Notebook 8.7.16 “ ‘The world is given me, i.e. my will enters into the world completely from outside as into something that is already there…’ ”
—(I am pleased + relieved I am not the first here)(same same but same same).
[→Schopenhauer →Kant’s two ‘subjects’: one looks onto the world of fact, one is totally independent of that world. Wittgenstein talks of two godheads.]
‘I am my world’ in two senses. I am the world of fact in the sense that I, the extensionless subject of experience, coincide exactly with my world of factual and significant apprehension. Wittgenstein’s world of fact owns nothing beyond, the subject who experiences it fits it exactly; the notion of his ‘seeing beyond’ can make no sense.
—→Logic (is my “hindsight”)
—And I copy all of this down after my post Piranesi, the shepherd worlding their selves on On Roman religion by Jörg Rüpke & Susanna Clarke’s Piranesi.
—my “to self/to world” recovers agency that monarchs would subsume in ‘sovereignty’. What is the collective noun for monarchs? A Narcissism. (C.f. sovereign citizens where concepts are reified into extreme embodiments as an identity.)
—walking to lunch at Kawasemi eatery in Moonah with workmates we discuss ‘my’ Piranesi with reference to wilful (in worlding) [egotistical but unaware, agenda-ed/preferences/engagement] with reference to Susanna Clarke’s ‘beloved son of the house’ in Piranesi who worlds at the expense of (their) selfing.
— at dinner discussing the overlap with Wittgenstein on ‘world’ – Mona said my worlding had more agency – a world with more agency [otherwise stolen by monarchs & pontiffs, which gave us the depauperate ‘world’ Wittgenstein used]. So I described that to world and to self are likely the same process but create different things [things as meetings not objects]. [All those outcomes i talk about which others think are causes like morality/religiosity.] I am happy with this and seek no other temple.
—“sovereignty” is a bad worlding, [designed by narcissists & monarchs]
—if there is any “soteriological” import in my uptake of neo-Pyrrhonism it lies in worlding and not in selfing [saving the world is a common story telling trope, hmmmh].
—to repeat where I differ (from Iris Murdoch’s presentation of) Wittgenstein’s ‘world’, besides my more active worlding, lies in the possibility of reality which the world, in worlding, mediates— (complexifying the ‘possibility’ of Plato to zero— the only ideal not of this world)[zero here means not so much trivial but what-evs or thereof-we-cannot-speak/world][this ‘world’ of mine, is not a ‘world of facts’]

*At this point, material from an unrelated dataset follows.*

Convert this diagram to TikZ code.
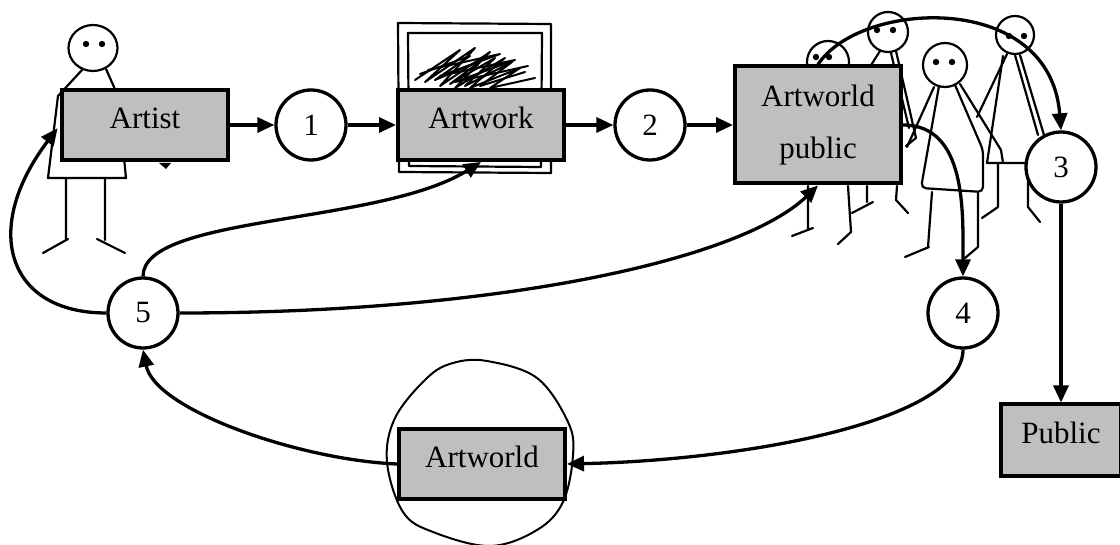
\documentclass[tikz,border=0pt]{standalone}
\usepackage{fontspec}
\setmainfont{Liberation Serif}
\usetikzlibrary{arrows.meta}
\definecolor{boxgray}{RGB}{191,191,191}

\begin{document}
\begin{tikzpicture}[x=1pt,y=-1pt,>={Triangle[length=17pt,width=15pt]},
  font=\fontsize{31}{52}\selectfont,
  box/.style={draw,line width=4pt,fill=boxgray,minimum width=166pt,minimum height=70pt,inner sep=0pt},
  onebox/.style={box,text height=21pt,text depth=14pt},
  num/.style={circle,draw,line width=3.3pt,fill=white,minimum size=70pt,inner sep=0pt},
  link/.style={->,line width=3.3pt},
  stick/.style={line width=2.2pt,line cap=round,line join=round}]
  \useasboundingbox (0,0) rectangle (1120,545);

  % the artist
  \draw[stick] (93,48) ellipse[x radius=24.5pt,y radius=23pt];
  \fill (86,44) circle[radius=3.2pt] (102,44) circle[radius=3.2pt];
  \draw[stick] (82,70) -- (58,96) -- (48,178) -- (126,178) -- (118,96) -- (106,69);
  \draw[stick] (66,178) -- (66,240) (43,253) -- (68,239);
  \draw[stick] (105,178) -- (105,240) (97,239) -- (125,253);
  \fill (159,163) -- (171,163) -- (166,169) -- cycle;

  % the artwork in its frame
  \draw[stick] (398,23) -- (551,24) -- (551,173) -- (399,172) -- cycle;
  \draw[stick] (408,33) -- (542,33) -- (541,167) -- (409,166) -- cycle;
  \draw[stick,line width=2pt] (415,80) -- (460,50) -- (425,82) -- (475,48) -- (440,86) -- (490,52)
    -- (455,88) -- (505,58) -- (470,88) -- (520,68) -- (490,88) -- (535,78);
  \draw[stick,line width=2pt] (420,74) -- (470,56) -- (435,80) -- (482,60) -- (450,84) -- (495,58)
    -- (465,86) -- (512,62) -- (480,86) -- (525,72);
  \draw[stick,line width=2pt] (428,70) -- (500,54) -- (440,76) -- (515,60) -- (455,82) -- (528,66);

  % the crowd
  \draw[stick] (828,62) circle[radius=21pt];
  \fill (816,57) circle[radius=3.2pt] (829,57) circle[radius=3.2pt];
  \draw[stick] (808,186) -- (808,229) (792,236) -- (813,228);
  \draw[stick] (848,186) -- (851,232) -- (838,244);

  \draw[stick] (888,32) circle[radius=20pt];
  \fill (877,30) circle[radius=3.2pt] (893,30) circle[radius=3.2pt];
  \draw[stick] (880,51) -- (868,70);
  \draw[stick] (896,51) -- (916,138) -- (906,146);
  \draw[stick] (891,53) -- (909,128);
  \draw[stick] (867,186) -- (867,202) (852,213) -- (873,202);
  \draw[stick] (897,186) -- (896,200) -- (908,213);

  \draw[stick] (945,65) circle[radius=22pt];
  \fill (936,62) circle[radius=3.2pt] (952,62) circle[radius=3.2pt];
  \draw[stick] (934,87) -- (907,147);
  \draw[stick,rounded corners=5pt] (939,86) -- (921,188) -- (983,192) -- (983,150) -- (955,85);
  \draw[stick] (960,84) -- (1001,150) -- (1003,163);
  \draw[stick] (932,192) -- (928,247) (905,257) -- (929,247);
  \draw[stick] (978,192) -- (978,247) -- (965,258);

  \draw[stick] (1015,35) circle[radius=19pt];
  \fill (1009,36) circle[radius=3.2pt] (1024,36) circle[radius=3.2pt];
  \draw[stick] (1007,54) -- (977,117);
  \draw[stick] (1003,56) -- (987,163) -- (1025,163);
  \draw[stick] (1015,55) -- (1038,135) (1020,55) -- (1044,135);
  \draw[stick] (998,163) -- (998,207) (982,218) -- (998,207);
  \draw[stick] (1028,160) -- (1028,207) -- (1040,222);

  % ring round the artworld
  \draw[line width=2pt] plot[smooth cycle,tension=0.6] coordinates {(487,361) (537,378) (568,422) (573,455)
    (563,502) (537,530) (490,546) (433,532) (403,512) (387,462) (395,418) (427,378) (453,363)};

  \node[onebox] (artist) at (145,125) {Artist};
  \node[num] (c1) at (311,125) {1};
  \node[onebox] (artwork) at (481,125) {Artwork};
  \node[num] (c2) at (650,125) {2};
  \node[box,minimum height=117pt,align=center] (apub) at (818,125) {Artworld\\public};
  \node[num] (c3) at (1061,167) {3};
  \node[num] (c4) at (963,313) {4};
  \node[num] (c5) at (143,313) {5};
  \node[onebox,minimum width=120pt,minimum height=71pt] (public) at (1061,440) {Public};
  \node[onebox] (aworld) at (482,464) {Artworld};

  \draw[link] (artist) -- (c1);
  \draw[link] (c1) -- (artwork);
  \draw[link] (artwork) -- (c2);
  \draw[link] (c2) -- (apub);
  \draw[link] (apub.north) .. controls (860,0) and (1050,-10) .. (c3.north);
  \draw[link] (apub.east) to[out=0,in=90] (c4.north);
  \draw[link] (c3.south) -- (public.north);
  \draw[link] (c4.south) .. controls (963,420) and (750,460) .. (aworld.east);
  \draw[link] (aworld.west) .. controls (300,460) and (155,410) .. (c5.south);
  \draw[link,shorten >=4pt] (c5.west) .. controls (7,313) and (-19,229) .. (artist.west);
  \draw[link] (c5.north) .. controls (143,215) and (380,225) .. (artwork.south);
  \draw[link] (c5.east) .. controls (500,313) and (740,260) .. (apub.south);
\end{tikzpicture}
\end{document}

— in my ‘worlding’, “logic” is a hindsight, thus incomplete even if sufficient [for our use]
Thursday 24 Aug 23
page 38 — “in the sovereign states of morality” —narcissism piled upon narcissism. Before that Murdoch says Wittgenstein says we cannot be systemic about morality — now that is an “astute observation” LOL
I’ll stop there for this post. There are 21 pages of quotes & notes for this book. I have ‘done’ about 5, partly copied.